PROVISIONS OF THE PRIVATE SECURITIES LITIGATION REFORM ACT OF 1995
This report contains or incorporates by reference forward-looking
statements within the meaning of the Private Securities Litigation Reform Act of
1995. Where any forward-looking statement includes a statement of the
assumptions or bases underlying the forward-looking statement, we caution that,
while we believe these assumptions or bases to be reasonable and to be made in
good faith, assumed facts or bases almost always vary from the actual results,
and the differences between assumed facts or bases and actual results can be
material, depending upon the circumstances. Where, in any forward-looking
statement, we or our management express an expectation or belief as to future
results, that expectation or belief is expressed in good faith and is believed
to have a reasonable basis. We cannot assure you, however, that the statement of
expectation or belief will result or be achieved or accomplished. The words
"believe," "expect," "estimate," "anticipate" and similar expressions will
generally identify forward-looking statements.

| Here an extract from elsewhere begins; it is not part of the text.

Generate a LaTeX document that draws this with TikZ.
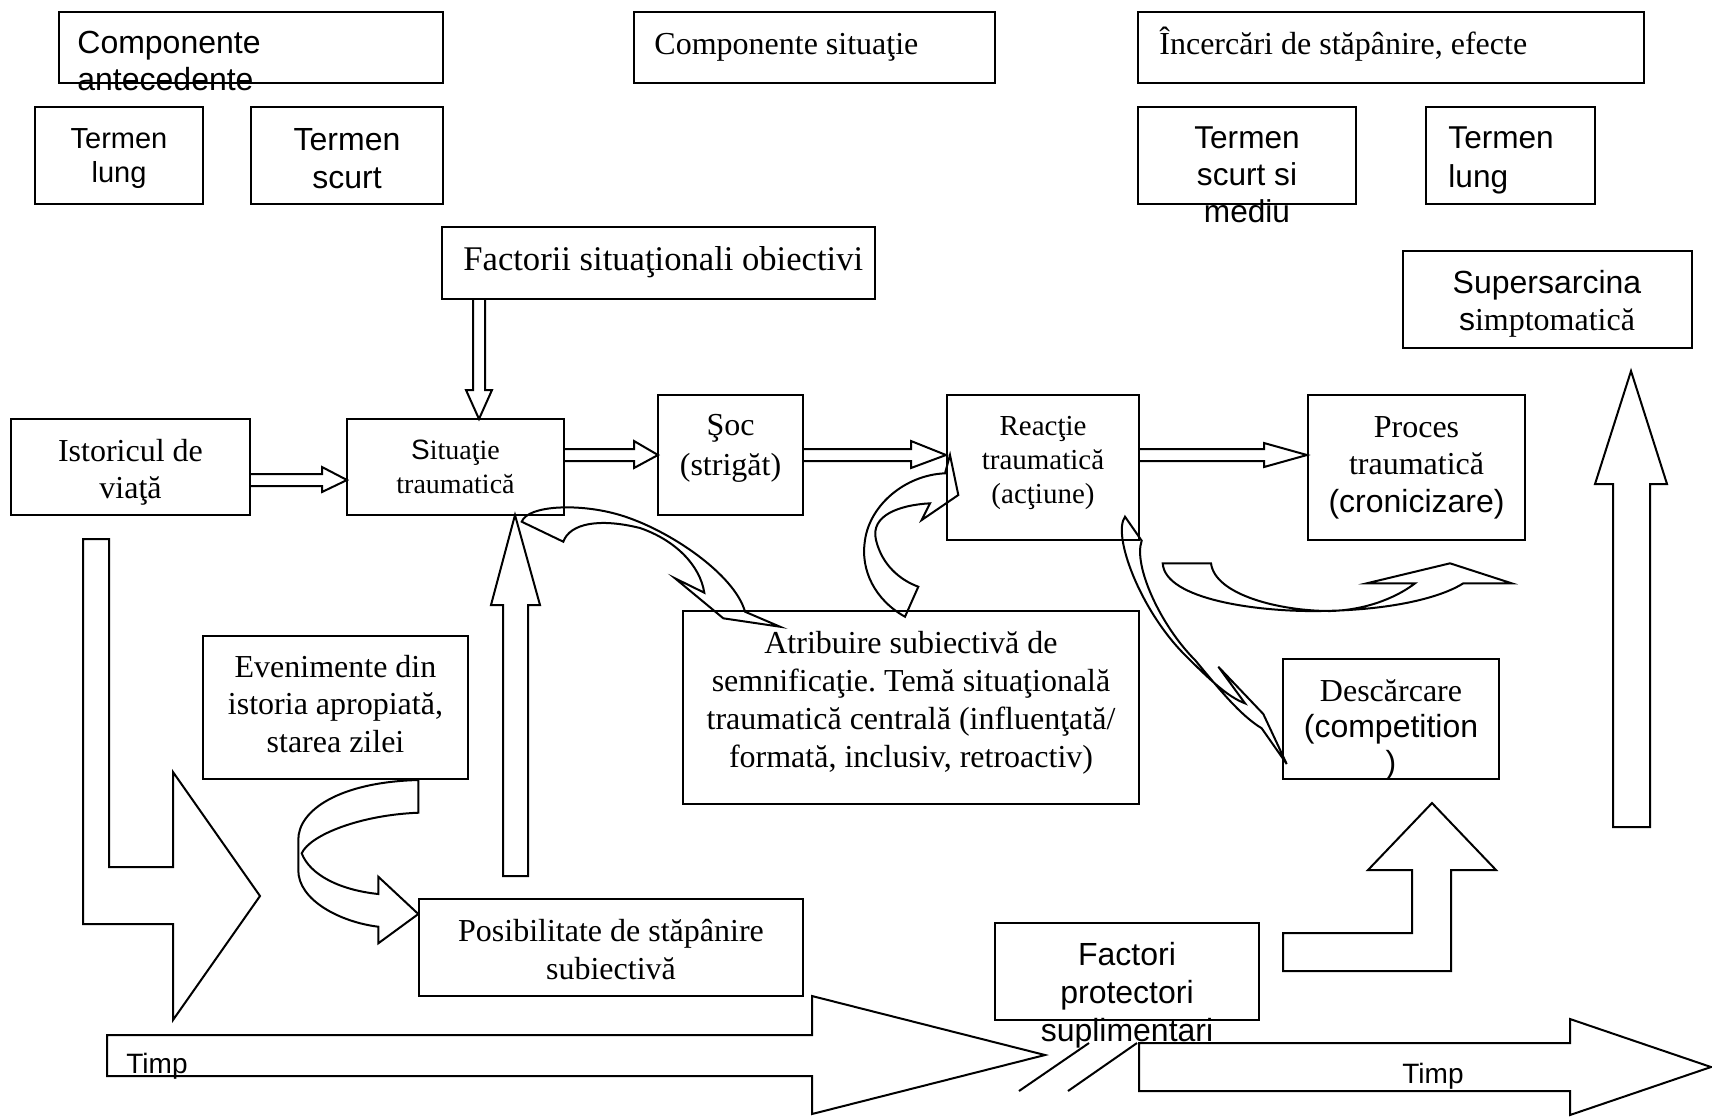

With this in mind, you should consider the risks discussed elsewhere in
this report and other documents we file with the Securities and Exchange
Commission from time to time, and the following important factors that could
cause actual results to differ materially from those expressed in any
forward-looking statement made by us or on our behalf.
OUR RELATIONSHIP WITH EL PASO AND ITS FINANCIAL CONDITION SUBJECTS US TO
POTENTIAL RISKS THAT ARE BEYOND OUR CONTROL.
Due to our relationship with El Paso, adverse developments or announcements
concerning El Paso could adversely affect our financial condition, even if we
have not suffered any similar development. The senior unsecured indebtedness of
El Paso is currently rated Caa1 by Moody's (with a negative outlook and under
review for a possible downgrade) and CCC+ by Standard & Poor's (with a negative
outlook), which are below investment grade ratings. Our senior unsecured
indebtedness is currently rated B1 by Moody's (with a negative outlook and under
review for a possible downgrade) and B- by Standard & Poor's (with a negative
outlook). Further downgrades of our credit ratings would increase our cost of
capital and collateral requirements, and could impede our access to capital
markets. As a result of its downgrades over the last two years, El Paso has
realized substantial demands on its liquidity. These downgrades are a result, at
least in part, of the outlook generally for the consolidated businesses of El
Paso and its needs for liquidity.
El Paso has a long-range plan that, among other things, defines its future
businesses, targets significant debt reduction and establishes financial goals.
An inability to meet these objectives could adversely affect El Paso's liquidity
position, and in turn affect our financial condition.
Pursuant to El Paso's cash management program, surplus cash is made
available to El Paso in exchange for an affiliated receivable. In addition, we
conduct commercial transactions with some of our affiliates. As of June 30,
2004, we have net receivables of approximately $737 million from El Paso and its
affiliates. El Paso provides cash management and other corporate services to us.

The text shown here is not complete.